By John Lough
Special to The PREVIEW
Have you ever found yourself thinking that your life just has not worked out as you once planned? Many of us realize at some point that our past optimistic visions have had to surrender to reality.
Instead of feeling sorry about things that haven’t happened or didn’t work out, you might try some of these tips to get you closer to your dreams.
One starting point is to put anger, blame or helplessness aside. Forget past hurts or abandonments. Unresolved anger and resentment uses up energy much better spent on building the life you desire.
Next, find your own voice. Often, past relationships leave us unsure of ourselves or reluctant to express our feelings. You want to move to honest living and loving. Don’t worry that speaking up will make you appear selfish or overbearing. You don’t want to be controlling, simply honest and understood.
It also helps to learn to say “no” sometimes. Set limits and know when you’ve done enough. Avoid excessive demands on your time, talent and goodwill. Doing so creates room to say “yes” to things you really want to do, and avoids the resentment that comes with agreeing to things you really don’t want to do.
Try identifying your personal strengths and interests, and then put time into nourishing them. Rather than trying to be someone you’re not, try enhancing who you really are.

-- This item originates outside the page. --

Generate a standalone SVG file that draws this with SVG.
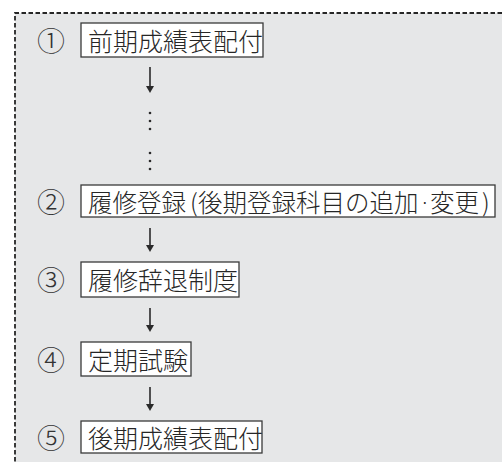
<svg xmlns="http://www.w3.org/2000/svg" width="502" height="462" viewBox="0 0 502 462">
<style>
.box{fill:#fff;stroke:#3a3a3a;stroke-width:1.3}
.t{font-family:"Noto Sans CJK JP","Noto Sans CJK SC",sans-serif;font-size:25px;fill:#262626;dominant-baseline:central;font-weight:300}
.n{font-family:"Noto Sans CJK JP","Noto Sans CJK SC",sans-serif;font-size:28px;fill:#333;dominant-baseline:central;text-anchor:middle;font-weight:300}
.dot{fill:#2a2a2a}
.ln{stroke:#2a2a2a;stroke-width:1.6}
.hd{fill:#2a2a2a}
.border{stroke:#262626;stroke-width:1.8;stroke-dasharray:4.5 2.5;fill:none}
</style>
<rect x="0" y="0" width="502" height="462" fill="#fff"/>
<rect x="15" y="13" width="487" height="449" fill="#e6e7e8"/>
<path class="border" d="M502,13 L15,13 L15,462"/>
<g id="connectors">
<line class="ln" x1="150" y1="67" x2="150" y2="88"/>
<path class="hd" d="M146,86 L154,86 L150,93 Z"/>
<circle class="dot" cx="150" cy="113" r="1.3"/>
<circle class="dot" cx="150" cy="121" r="1.3"/>
<circle class="dot" cx="150" cy="129" r="1.3"/>
<circle class="dot" cx="150" cy="153" r="1.3"/>
<circle class="dot" cx="150" cy="161" r="1.3"/>
<circle class="dot" cx="150" cy="169" r="1.3"/>
<line class="ln" x1="150" y1="228" x2="150" y2="247"/>
<path class="hd" d="M146,245 L154,245 L150,252 Z"/>
<line class="ln" x1="150" y1="308" x2="150" y2="327"/>
<path class="hd" d="M146,325 L154,325 L150,332 Z"/>
<line class="ln" x1="150" y1="387" x2="150" y2="406"/>
<path class="hd" d="M146,404 L154,404 L150,411 Z"/>
</g>
<g id="node1">
<text class="n" x="51" y="40">①</text>
<rect class="box" x="81" y="23" width="182" height="34"/>
<text class="t" x="88" y="40">前期成績表配付</text>
</g>
<g id="node2">
<text class="n" x="51" y="201">②</text>
<rect class="box" x="81" y="185" width="414" height="32"/>
<text class="t" y="201" style="font-size:24.5px"><tspan x="88">履修登録</tspan><tspan x="190">(</tspan><tspan x="198">後期登録科目の追加</tspan><tspan x="420" style="font-size:18px">·</tspan><tspan x="430">変更</tspan><tspan x="482">)</tspan></text>
</g>
<g id="node3">
<text class="n" x="51" y="279">③</text>
<rect class="box" x="81" y="262" width="158" height="35"/>
<text class="t" x="88" y="279">履修辞退制度</text>
</g>
<g id="node4">
<text class="n" x="51" y="359">④</text>
<rect class="box" x="81" y="342" width="110" height="34"/>
<text class="t" x="88" y="359">定期試験</text>
</g>
<g id="node5">
<text class="n" x="51" y="437">⑤</text>
<rect class="box" x="81" y="421" width="181" height="32"/>
<text class="t" x="88" y="437">後期成績表配付</text>
</g>
</svg>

Then take action, even if in just small steps. Make a resolution to take one daily action that moves you closer to your desires: make that initial phone call, rewrite your resume, organize your closet, clean out those old files. Too often we fail to take a first step in a new direction. Don’t wait until you feel like doing it, just begin.
This is also a good time to create an overall balance in your life. If any one area of your life is consuming all or most of your time, look at small ways to make a shift. It might be work, social contacts, family demands or something else that keeps you from enjoying who you are. A healthy life means finding a balance in a variety of areas: physical, social, emotional, work/productivity, intellectual and spiritual.
A life that is too busy can easily crowd out moments of reflection that can help reconnect you with your core self and your reason for being.